What the Bible Teaches

About God:
God identified Himself as “I Am” (Exodus 20:2) – meaning He is the self-existent (had no beginning or end) eternal Creator of the universe.

About the Trinity:
There is one God and yet three Persons (Isaiah 45:5; Deuteronomy 6:4; James 2:19).

About Jesus:
Jesus is fully God and fully man. He is not just an enlightened man. He is the God of the universe (John 1:1, 14, 18; 8:58; 10:30. Compare Titus 2:13 and Isaiah 45:21), and He is equal with God the Father and God the Holy Spirit.

About the Bible:
The Bible alone is the word of God. It is without error.
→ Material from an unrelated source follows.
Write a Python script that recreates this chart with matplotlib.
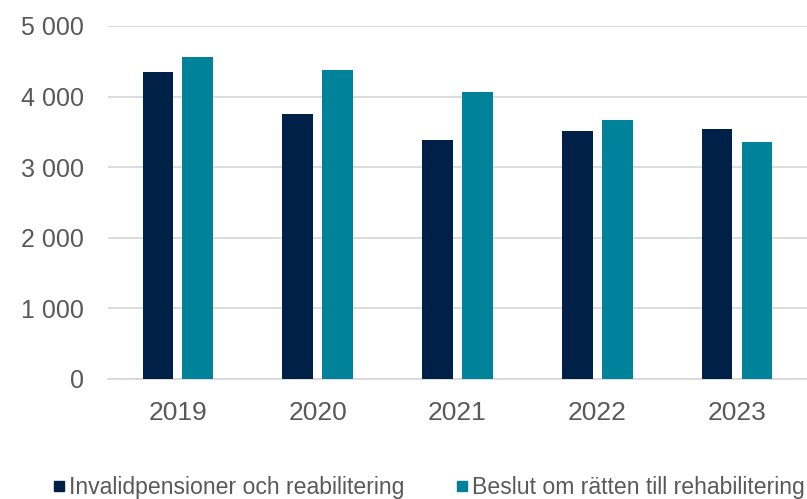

It cannot and should not be added to or subtracted from (2 Timothy 3:16-4:4; Revelation 22:18-20). It backs up its claim as the word of God with accuracy, historical correctness, and fulfilled prophecy.

About Salvation:
Every person born on this planet is born into sin, is destined for hell and needs a Savior. Salvation is by faith in Christ on the basis of His death on the cross. Good works or self-denial have nothing to do with being saved (John 3:16-17, 36; 6:29, 47; Romans 4:1-5; Galatians 2:16; Ephesians 2:8-9; Titus 3:5). Those who trust in Christ alone as their only hope of salvation spend eternity in heaven; those who reject Christ spend an eternity in hell. (John 5:24-30; Revelation 20:11-15).

Things to Remember

  • Don’t argue over whether or not God can be ‘proven’, because that usually puts you on the defensive, and the bottom line is you can’t really ‘prove’ God in the scientific method sense.
  • Focus on the observable evidence of God that is built in to creation like how ‘fine tuned’ the universe is to support life, otherwise we wouldn’t even exist. This fine tuning simply could not have happened by accident. For example, the earth is the perfect distance from the sun. If it were just a few miles closer, we’d all burn up. A few miles further out, and we’d all freeze to death!
  • Try to work what is called ‘Pascal’s Wager’ into the conversation – which goes something like this:
    • It makes more sense to believe in God than to not believe. If you believe, and God exists, you will be rewarded in the afterlife. If you do not believe, and He exists, you will be punished for your disbelief. If He does not exist, you have lost nothing either way.
  • If they ask questions like: “How do you know which god is God?” – focus on the claims of Christ as being the only way and proving it by coming back from the dead. Remember to bring this up as a conversation starter, and not as an intimidating threat.
  • Bottom line with an agnostic: Remember that you cannot argue someone to faith in Christ, but you can (and should) live in a Christlike way so those around you sense something different, which opens the door for you to explain the ‘evidence’.